Hyper-confessional logorrhea has become uncommon in movies and takes getting used to now. In any case, Ullmann's tolerant heroine, our confidant in this relatively fruitless tangle of family needs and fears, is all but shunted aside. Modest as the movie is, Bergman doesn't skimp on the watery-eyed combat and infinitely dissected neuroses, lively ingredients that may be sufficient balm for cineastes pining for the olden days of Janus Films logos and reliably turbulent Euro-cinema. Still, the distance between Bergman's vision of human intercourse and reality has always edged toward pretension and self-involvement, and without more thematic weight for buttress, the project slips into the abyss. The academic-reference-packed dialogue, the reading of Kierkegaard, the utter lack of ordinary modesty or pragmatism, and the casual lack of concern for one's own children ("I know nothing about our daughters," Johan shruggingly says at the outset) are all far from convincing. The frantic bond between Henrik and Karin is another bizarre matter, manifesting as a manic cello-mad co-dependency before setting sail, in one strange, dishonest moment Bergman never prepares us for or feels the need to explain, into incestuous waters.

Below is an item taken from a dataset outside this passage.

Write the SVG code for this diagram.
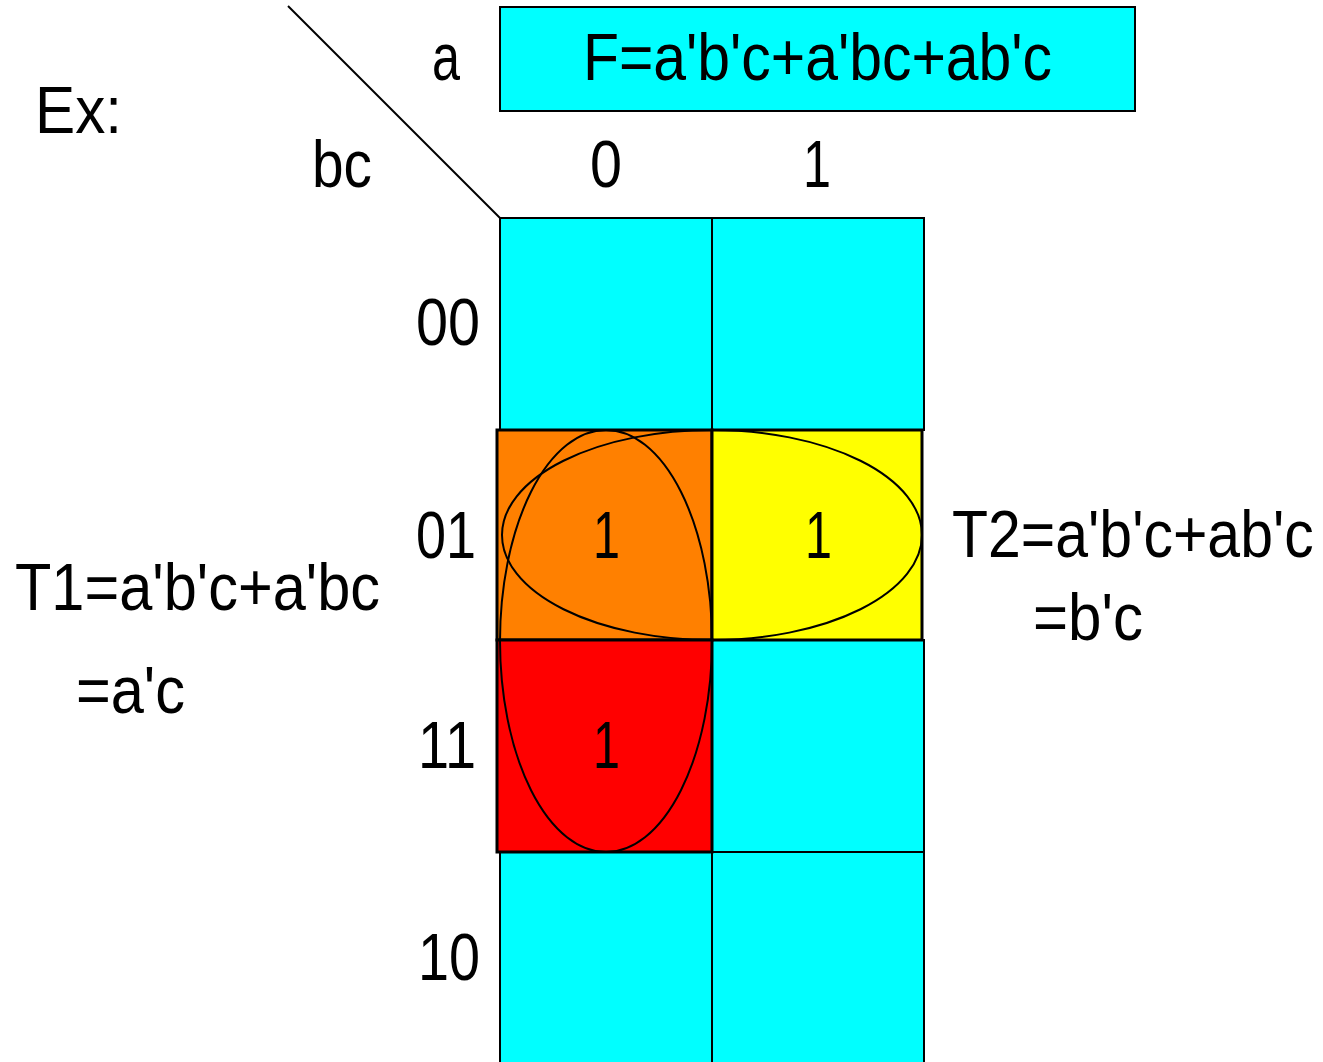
<svg xmlns="http://www.w3.org/2000/svg" width="1323" height="1062" viewBox="0 0 1323 1062">
<style>
text{font-family:"Liberation Sans",Arial,sans-serif;font-size:66px;fill:#000}
.cell{fill:#00ffff;stroke:#000;stroke-width:2}
.grp{stroke:#000;stroke-width:3}
.ring{fill:none;stroke:#000;stroke-width:2}
</style>
<rect width="1323" height="1062" fill="#fff"/>
<g id="labels">
<text x="35" y="133" textLength="87" lengthAdjust="spacingAndGlyphs">Ex:</text>
<text x="432" y="80" textLength="28" lengthAdjust="spacingAndGlyphs">a</text>
<text x="312" y="187" textLength="60" lengthAdjust="spacingAndGlyphs">bc</text>
<text x="590" y="187" textLength="32" lengthAdjust="spacingAndGlyphs">0</text>
<text x="803" y="187" textLength="28" lengthAdjust="spacingAndGlyphs">1</text>
<text x="416" y="345" textLength="64" lengthAdjust="spacingAndGlyphs">00</text>
<text x="416" y="558" textLength="60" lengthAdjust="spacingAndGlyphs">01</text>
<text x="418" y="768" textLength="58" lengthAdjust="spacingAndGlyphs">11</text>
<text x="418" y="980" textLength="62" lengthAdjust="spacingAndGlyphs">10</text>
</g>
<line x1="288" y1="6" x2="500" y2="218" stroke="#000" stroke-width="2"/>
<g id="title">
<rect x="500" y="7" width="635" height="104" fill="#00ffff" stroke="#000" stroke-width="2"/>
<text x="583" y="80" textLength="469" lengthAdjust="spacingAndGlyphs">F=a'b'c+a'bc+ab'c</text>
</g>
<g id="grid">
<rect class="cell" x="500" y="218" width="212" height="212"/>
<rect class="cell" x="712" y="218" width="212" height="212"/>
<rect class="cell" x="712" y="640" width="212" height="212"/>
<rect class="cell" x="500" y="852" width="212" height="212"/>
<rect class="cell" x="712" y="852" width="212" height="212"/>
</g>
<g id="cell-01-0"><rect class="grp" x="497" y="430" width="215" height="210" fill="#ff8000"/></g>
<g id="cell-01-1"><rect class="grp" x="712" y="430" width="210" height="210" fill="#ffff00"/></g>
<g id="cell-11-0"><rect class="grp" x="497" y="640" width="215" height="212" fill="#ff0000"/></g>
<g id="rings">
<ellipse class="ring" cx="606" cy="641" rx="106" ry="211"/>
<ellipse class="ring" cx="712" cy="535" rx="210" ry="105"/>
</g>
<g id="ones">
<text x="593" y="558" textLength="27" lengthAdjust="spacingAndGlyphs">1</text>
<text x="805" y="558" textLength="27" lengthAdjust="spacingAndGlyphs">1</text>
<text x="593" y="768" textLength="27" lengthAdjust="spacingAndGlyphs">1</text>
</g>
<g id="t1">
<text x="15" y="610" textLength="365" lengthAdjust="spacingAndGlyphs">T1=a'b'c+a'bc</text>
<text x="76" y="713" textLength="109" lengthAdjust="spacingAndGlyphs">=a'c</text>
</g>
<g id="t2">
<text transform="translate(952,557) scale(0.894,1)" x="0" y="0">T2=a'b'c+ab'c</text>
<text x="1033" y="640" textLength="110" lengthAdjust="spacingAndGlyphs">=b'c</text>
</g>
</svg>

The actors work like sheepdogs, of course, but their roles give them one note to pluck in each scene. Ullmann, for one, seems less concerned about filling out her inconsequential character than dressing the sets with grande-dame mannerisms and crinkly-eyed cuteness. Saraband doesn't ask to be considered prime-cut Bergman, and it isn't, although its slightness may not matter to the art-film starving class. His style may date, but that's another way of saying it has been indispensably assimilated into our ideas of what profound, thoughtful cinema is supposed to be. Like a wedge of low-grade Stravinsky, revived and performed, the movie could be considered an addendum to a looming and unique catalog, in which no work is insignificant.